BRIEF: Reproduce the data below in full and exclude every picture.

>>>

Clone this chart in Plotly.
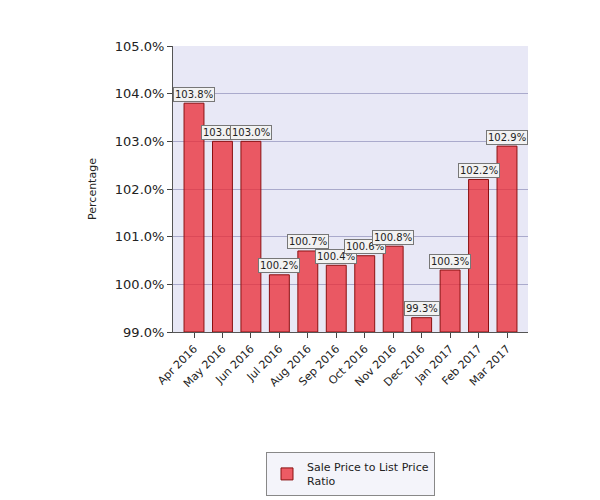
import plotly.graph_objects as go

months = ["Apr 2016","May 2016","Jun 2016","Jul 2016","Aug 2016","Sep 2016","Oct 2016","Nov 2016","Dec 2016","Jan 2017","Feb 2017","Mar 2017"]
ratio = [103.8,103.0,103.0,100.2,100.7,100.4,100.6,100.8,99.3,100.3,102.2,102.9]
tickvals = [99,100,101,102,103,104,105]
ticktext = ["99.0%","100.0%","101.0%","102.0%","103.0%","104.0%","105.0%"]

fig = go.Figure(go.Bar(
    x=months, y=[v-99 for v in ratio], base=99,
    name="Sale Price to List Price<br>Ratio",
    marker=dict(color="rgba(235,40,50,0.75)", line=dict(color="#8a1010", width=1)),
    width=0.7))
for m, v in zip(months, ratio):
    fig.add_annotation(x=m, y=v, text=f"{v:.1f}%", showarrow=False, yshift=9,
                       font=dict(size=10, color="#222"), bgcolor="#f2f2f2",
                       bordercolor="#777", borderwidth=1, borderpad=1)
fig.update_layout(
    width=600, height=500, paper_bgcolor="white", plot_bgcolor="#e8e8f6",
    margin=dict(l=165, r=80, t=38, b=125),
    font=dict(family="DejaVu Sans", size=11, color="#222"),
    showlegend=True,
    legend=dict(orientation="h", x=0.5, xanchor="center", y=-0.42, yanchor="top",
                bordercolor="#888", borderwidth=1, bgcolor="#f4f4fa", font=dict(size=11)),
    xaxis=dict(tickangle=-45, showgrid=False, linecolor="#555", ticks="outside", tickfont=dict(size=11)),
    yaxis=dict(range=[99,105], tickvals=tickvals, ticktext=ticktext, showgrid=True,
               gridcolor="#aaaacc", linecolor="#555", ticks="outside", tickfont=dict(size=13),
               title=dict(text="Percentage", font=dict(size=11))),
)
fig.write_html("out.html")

<<<

REPLY:
Clone this chart in Plotly.
import plotly.graph_objects as go

months = ["Apr 2016","May 2016","Jun 2016","Jul 2016","Aug 2016","Sep 2016","Oct 2016","Nov 2016","Dec 2016","Jan 2017","Feb 2017","Mar 2017"]
ratio = [103.8,103.0,103.0,100.2,100.7,100.4,100.6,100.8,99.3,100.3,102.2,102.9]
tickvals = [99,100,101,102,103,104,105]
ticktext = ["99.0%","100.0%","101.0%","102.0%","103.0%","104.0%","105.0%"]

fig = go.Figure(go.Bar(
    x=months, y=[v-99 for v in ratio], base=99,
    name="Sale Price to List Price<br>Ratio",
    marker=dict(color="rgba(235,40,50,0.75)", line=dict(color="#8a1010", width=1)),
    width=0.7))
for m, v in zip(months, ratio):
    fig.add_annotation(x=m, y=v, text=f"{v:.1f}%", showarrow=False, yshift=9,
                       font=dict(size=10, color="#222"), bgcolor="#f2f2f2",
                       bordercolor="#777", borderwidth=1, borderpad=1)
fig.update_layout(
    width=600, height=500, paper_bgcolor="white", plot_bgcolor="#e8e8f6",
    margin=dict(l=165, r=80, t=38, b=125),
    font=dict(family="DejaVu Sans", size=11, color="#222"),
    showlegend=True,
    legend=dict(orientation="h", x=0.5, xanchor="center", y=-0.42, yanchor="top",
                bordercolor="#888", borderwidth=1, bgcolor="#f4f4fa", font=dict(size=11)),
    xaxis=dict(tickangle=-45, showgrid=False, linecolor="#555", ticks="outside", tickfont=dict(size=11)),
    yaxis=dict(range=[99,105], tickvals=tickvals, ticktext=ticktext, showgrid=True,
               gridcolor="#aaaacc", linecolor="#555", ticks="outside", tickfont=dict(size=13),
               title=dict(text="Percentage", font=dict(size=11))),
)
fig.write_html("out.html")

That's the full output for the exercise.